** begin **

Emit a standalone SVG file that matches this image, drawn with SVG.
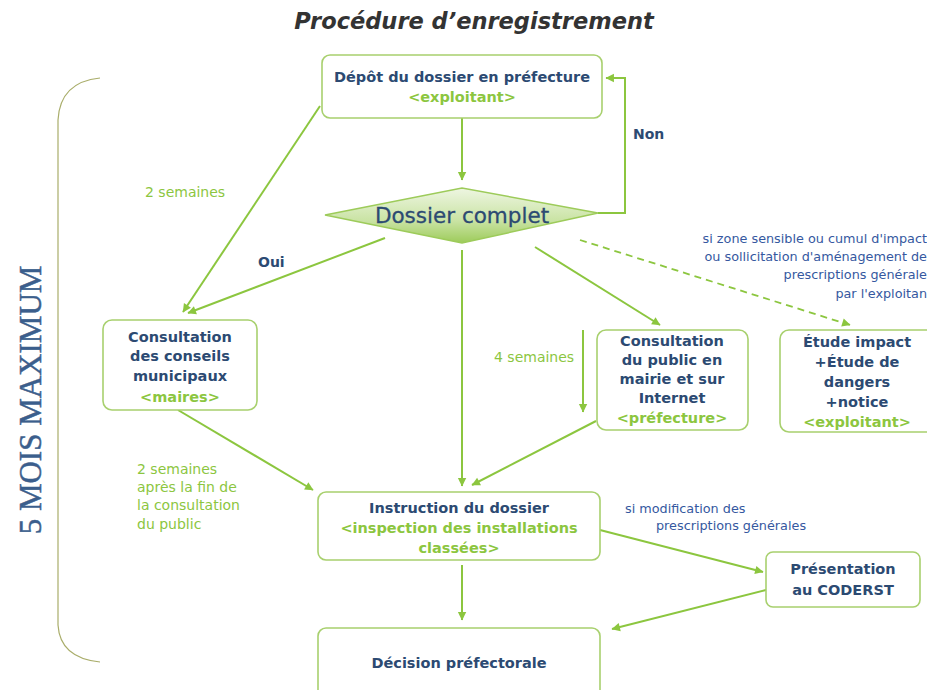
<svg xmlns="http://www.w3.org/2000/svg" width="927" height="690" viewBox="0 0 927 690">
<style>
.box{fill:#fff;stroke:#a8d06e;stroke-width:1.6}
.t{font-family:"DejaVu Sans",sans-serif;font-weight:bold;font-size:14.5px;fill:#2c4a72;text-anchor:middle}
.g{fill:#8cc63f}
.lbl{font-family:"DejaVu Sans",sans-serif;font-size:14px;fill:#8cc63f}
.blu{font-family:"DejaVu Sans",sans-serif;font-size:12.8px;fill:#3558a0}
.c{fill:none;stroke:#8cc63f;stroke-width:2}
.d{fill:none;stroke:#8cc63f;stroke-width:1.8;stroke-dasharray:7 5}
</style>
<defs>
<marker id="a" viewBox="0 0 10 10" refX="9" refY="5" markerWidth="6" markerHeight="6" orient="auto" markerUnits="userSpaceOnUse" overflow="visible">
<path d="M0,0 L10,5 L0,10 z" fill="#8cc63f" transform="scale(1.4) translate(-3,-1.5)"/>
</marker>
<linearGradient id="dg" x1="0" y1="0" x2="0" y2="1">
<stop offset="0" stop-color="#eef6e2"/>
<stop offset="0.6" stop-color="#c9e3a3"/>
<stop offset="1" stop-color="#9dcb5a"/>
</linearGradient>
</defs>
<rect width="927" height="690" fill="#fff"/>
<text x="474" y="29" text-anchor="middle" font-family="DejaVu Sans,sans-serif" font-weight="bold" font-style="italic" font-size="22.5" fill="#333">Procédure d’enregistrement</text>
<g id="bracket">
<path d="M100,78 Q60,82 58,120 L58,625 Q60,658 100,662" fill="none" stroke="#a9ad6a" stroke-width="1.2"/>
<text transform="translate(41,400) rotate(-90)" text-anchor="middle" font-family="Liberation Serif,serif" font-size="31" fill="#3b5e8c" stroke="#3b5e8c" stroke-width="0.5">5 MOIS MAXIMUM</text>
</g>
<g id="connectors">
<path class="c" d="M462,118 L462,180" marker-end="url(#a)"/>
<path class="c" d="M598,213 L625,213 L625,78 L606,78" marker-end="url(#a)"/>
<path class="c" d="M320,106 L183,312" marker-end="url(#a)"/>
<path class="c" d="M385,238 L188,313" marker-end="url(#a)"/>
<path class="c" d="M462,250 L462,486" marker-end="url(#a)"/>
<path class="c" d="M535,247 L660,325" marker-end="url(#a)"/>
<path class="d" d="M580,240 L850,325" marker-end="url(#a)"/>
<path class="c" d="M583,330 L583,412" marker-end="url(#a)"/>
<path class="c" d="M178,410 L313,490" marker-end="url(#a)"/>
<path class="c" d="M596,421 L472,485" marker-end="url(#a)"/>
<path class="c" d="M600,530 L763,572" marker-end="url(#a)"/>
<path class="c" d="M766,590 L612,629" marker-end="url(#a)"/>
<path class="c" d="M462,565 L462,620" marker-end="url(#a)"/>
<text x="633" y="139" font-family="DejaVu Sans,sans-serif" font-weight="bold" font-size="14" fill="#2c4a72">Non</text>
<text x="258" y="267" font-family="DejaVu Sans,sans-serif" font-weight="bold" font-size="14" fill="#2c4a72">Oui</text>
<text x="145" y="197" class="lbl">2 semaines</text>
<text x="494" y="362" class="lbl">4 semaines</text>
<text class="lbl"><tspan x="137" y="474">2 semaines</tspan><tspan x="137" y="492">après la fin de</tspan><tspan x="137" y="510">la consultation</tspan><tspan x="137" y="529">du public</tspan></text>
<text class="blu" text-anchor="end"><tspan x="927" y="243">si zone sensible ou cumul d'impact</tspan><tspan x="927" y="261">ou sollicitation d'aménagement de</tspan><tspan x="927" y="279">prescriptions générale</tspan><tspan x="927" y="298">par l'exploitan</tspan></text>
<text class="blu"><tspan x="625" y="513">si modification des</tspan><tspan x="656" y="530">prescriptions générales</tspan></text>
</g>
<g id="depot">
<rect class="box" x="322" y="55" width="280" height="63" rx="8"/>
<text class="t" x="462" y="82">Dépôt du dossier en préfecture</text>
<text class="t g" x="462" y="102">&lt;exploitant&gt;</text>
</g>
<g id="dossier-complet">
<path d="M325,215 L462,188 L598,213 L462,243 z" fill="url(#dg)" stroke="#9dcb5a" stroke-width="1.5"/>
<text x="462" y="223" text-anchor="middle" font-family="DejaVu Sans,sans-serif" font-size="21.5" fill="#2c4a72" stroke="#2c4a72" stroke-width="0.3">Dossier complet</text>
</g>
<g id="conseils">
<rect class="box" x="103" y="320" width="154" height="90" rx="9"/>
<text class="t"><tspan x="180" y="342">Consultation</tspan><tspan x="180" y="361">des conseils</tspan><tspan x="180" y="381">municipaux</tspan><tspan x="180" y="402" class="g">&lt;maires&gt;</tspan></text>
</g>
<g id="public">
<rect class="box" x="597" y="330" width="151" height="100" rx="9"/>
<text class="t"><tspan x="672" y="346">Consultation</tspan><tspan x="672" y="365">du public en</tspan><tspan x="672" y="384">mairie et sur</tspan><tspan x="672" y="403">Internet</tspan><tspan x="672" y="423" class="g">&lt;préfecture&gt;</tspan></text>
</g>
<g id="etude">
<rect class="box" x="780" y="330" width="160" height="102" rx="9"/>
<text class="t"><tspan x="857" y="347">Étude impact</tspan><tspan x="857" y="367">+Étude de</tspan><tspan x="857" y="387">dangers</tspan><tspan x="857" y="407">+notice</tspan><tspan x="857" y="427" class="g">&lt;exploitant&gt;</tspan></text>
</g>
<g id="instruction">
<rect class="box" x="318" y="492" width="282" height="68" rx="8"/>
<text class="t"><tspan x="459" y="513">Instruction du dossier</tspan><tspan x="459" y="533" class="g">&lt;inspection des installations</tspan><tspan x="459" y="553" class="g">classées&gt;</tspan></text>
</g>
<g id="coderst">
<rect class="box" x="766" y="552" width="154" height="55" rx="7"/>
<text class="t"><tspan x="843" y="574">Présentation</tspan><tspan x="843" y="595">au CODERST</tspan></text>
</g>
<g id="decision">
<rect class="box" x="318" y="628" width="282" height="75" rx="8"/>
<text class="t" x="459" y="668">Décision préfectorale</text>
</g>
</svg>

** end **

◆ TASK GOAL
Omit any images, then output the listing exactly.

◆ ANSWER FOR THE TASK
Emit a standalone SVG file that matches this image, drawn with SVG.
<svg xmlns="http://www.w3.org/2000/svg" width="927" height="690" viewBox="0 0 927 690">
<style>
.box{fill:#fff;stroke:#a8d06e;stroke-width:1.6}
.t{font-family:"DejaVu Sans",sans-serif;font-weight:bold;font-size:14.5px;fill:#2c4a72;text-anchor:middle}
.g{fill:#8cc63f}
.lbl{font-family:"DejaVu Sans",sans-serif;font-size:14px;fill:#8cc63f}
.blu{font-family:"DejaVu Sans",sans-serif;font-size:12.8px;fill:#3558a0}
.c{fill:none;stroke:#8cc63f;stroke-width:2}
.d{fill:none;stroke:#8cc63f;stroke-width:1.8;stroke-dasharray:7 5}
</style>
<defs>
<marker id="a" viewBox="0 0 10 10" refX="9" refY="5" markerWidth="6" markerHeight="6" orient="auto" markerUnits="userSpaceOnUse" overflow="visible">
<path d="M0,0 L10,5 L0,10 z" fill="#8cc63f" transform="scale(1.4) translate(-3,-1.5)"/>
</marker>
<linearGradient id="dg" x1="0" y1="0" x2="0" y2="1">
<stop offset="0" stop-color="#eef6e2"/>
<stop offset="0.6" stop-color="#c9e3a3"/>
<stop offset="1" stop-color="#9dcb5a"/>
</linearGradient>
</defs>
<rect width="927" height="690" fill="#fff"/>
<text x="474" y="29" text-anchor="middle" font-family="DejaVu Sans,sans-serif" font-weight="bold" font-style="italic" font-size="22.5" fill="#333">Procédure d’enregistrement</text>
<g id="bracket">
<path d="M100,78 Q60,82 58,120 L58,625 Q60,658 100,662" fill="none" stroke="#a9ad6a" stroke-width="1.2"/>
<text transform="translate(41,400) rotate(-90)" text-anchor="middle" font-family="Liberation Serif,serif" font-size="31" fill="#3b5e8c" stroke="#3b5e8c" stroke-width="0.5">5 MOIS MAXIMUM</text>
</g>
<g id="connectors">
<path class="c" d="M462,118 L462,180" marker-end="url(#a)"/>
<path class="c" d="M598,213 L625,213 L625,78 L606,78" marker-end="url(#a)"/>
<path class="c" d="M320,106 L183,312" marker-end="url(#a)"/>
<path class="c" d="M385,238 L188,313" marker-end="url(#a)"/>
<path class="c" d="M462,250 L462,486" marker-end="url(#a)"/>
<path class="c" d="M535,247 L660,325" marker-end="url(#a)"/>
<path class="d" d="M580,240 L850,325" marker-end="url(#a)"/>
<path class="c" d="M583,330 L583,412" marker-end="url(#a)"/>
<path class="c" d="M178,410 L313,490" marker-end="url(#a)"/>
<path class="c" d="M596,421 L472,485" marker-end="url(#a)"/>
<path class="c" d="M600,530 L763,572" marker-end="url(#a)"/>
<path class="c" d="M766,590 L612,629" marker-end="url(#a)"/>
<path class="c" d="M462,565 L462,620" marker-end="url(#a)"/>
<text x="633" y="139" font-family="DejaVu Sans,sans-serif" font-weight="bold" font-size="14" fill="#2c4a72">Non</text>
<text x="258" y="267" font-family="DejaVu Sans,sans-serif" font-weight="bold" font-size="14" fill="#2c4a72">Oui</text>
<text x="145" y="197" class="lbl">2 semaines</text>
<text x="494" y="362" class="lbl">4 semaines</text>
<text class="lbl"><tspan x="137" y="474">2 semaines</tspan><tspan x="137" y="492">après la fin de</tspan><tspan x="137" y="510">la consultation</tspan><tspan x="137" y="529">du public</tspan></text>
<text class="blu" text-anchor="end"><tspan x="927" y="243">si zone sensible ou cumul d'impact</tspan><tspan x="927" y="261">ou sollicitation d'aménagement de</tspan><tspan x="927" y="279">prescriptions générale</tspan><tspan x="927" y="298">par l'exploitan</tspan></text>
<text class="blu"><tspan x="625" y="513">si modification des</tspan><tspan x="656" y="530">prescriptions générales</tspan></text>
</g>
<g id="depot">
<rect class="box" x="322" y="55" width="280" height="63" rx="8"/>
<text class="t" x="462" y="82">Dépôt du dossier en préfecture</text>
<text class="t g" x="462" y="102">&lt;exploitant&gt;</text>
</g>
<g id="dossier-complet">
<path d="M325,215 L462,188 L598,213 L462,243 z" fill="url(#dg)" stroke="#9dcb5a" stroke-width="1.5"/>
<text x="462" y="223" text-anchor="middle" font-family="DejaVu Sans,sans-serif" font-size="21.5" fill="#2c4a72" stroke="#2c4a72" stroke-width="0.3">Dossier complet</text>
</g>
<g id="conseils">
<rect class="box" x="103" y="320" width="154" height="90" rx="9"/>
<text class="t"><tspan x="180" y="342">Consultation</tspan><tspan x="180" y="361">des conseils</tspan><tspan x="180" y="381">municipaux</tspan><tspan x="180" y="402" class="g">&lt;maires&gt;</tspan></text>
</g>
<g id="public">
<rect class="box" x="597" y="330" width="151" height="100" rx="9"/>
<text class="t"><tspan x="672" y="346">Consultation</tspan><tspan x="672" y="365">du public en</tspan><tspan x="672" y="384">mairie et sur</tspan><tspan x="672" y="403">Internet</tspan><tspan x="672" y="423" class="g">&lt;préfecture&gt;</tspan></text>
</g>
<g id="etude">
<rect class="box" x="780" y="330" width="160" height="102" rx="9"/>
<text class="t"><tspan x="857" y="347">Étude impact</tspan><tspan x="857" y="367">+Étude de</tspan><tspan x="857" y="387">dangers</tspan><tspan x="857" y="407">+notice</tspan><tspan x="857" y="427" class="g">&lt;exploitant&gt;</tspan></text>
</g>
<g id="instruction">
<rect class="box" x="318" y="492" width="282" height="68" rx="8"/>
<text class="t"><tspan x="459" y="513">Instruction du dossier</tspan><tspan x="459" y="533" class="g">&lt;inspection des installations</tspan><tspan x="459" y="553" class="g">classées&gt;</tspan></text>
</g>
<g id="coderst">
<rect class="box" x="766" y="552" width="154" height="55" rx="7"/>
<text class="t"><tspan x="843" y="574">Présentation</tspan><tspan x="843" y="595">au CODERST</tspan></text>
</g>
<g id="decision">
<rect class="box" x="318" y="628" width="282" height="75" rx="8"/>
<text class="t" x="459" y="668">Décision préfectorale</text>
</g>
</svg>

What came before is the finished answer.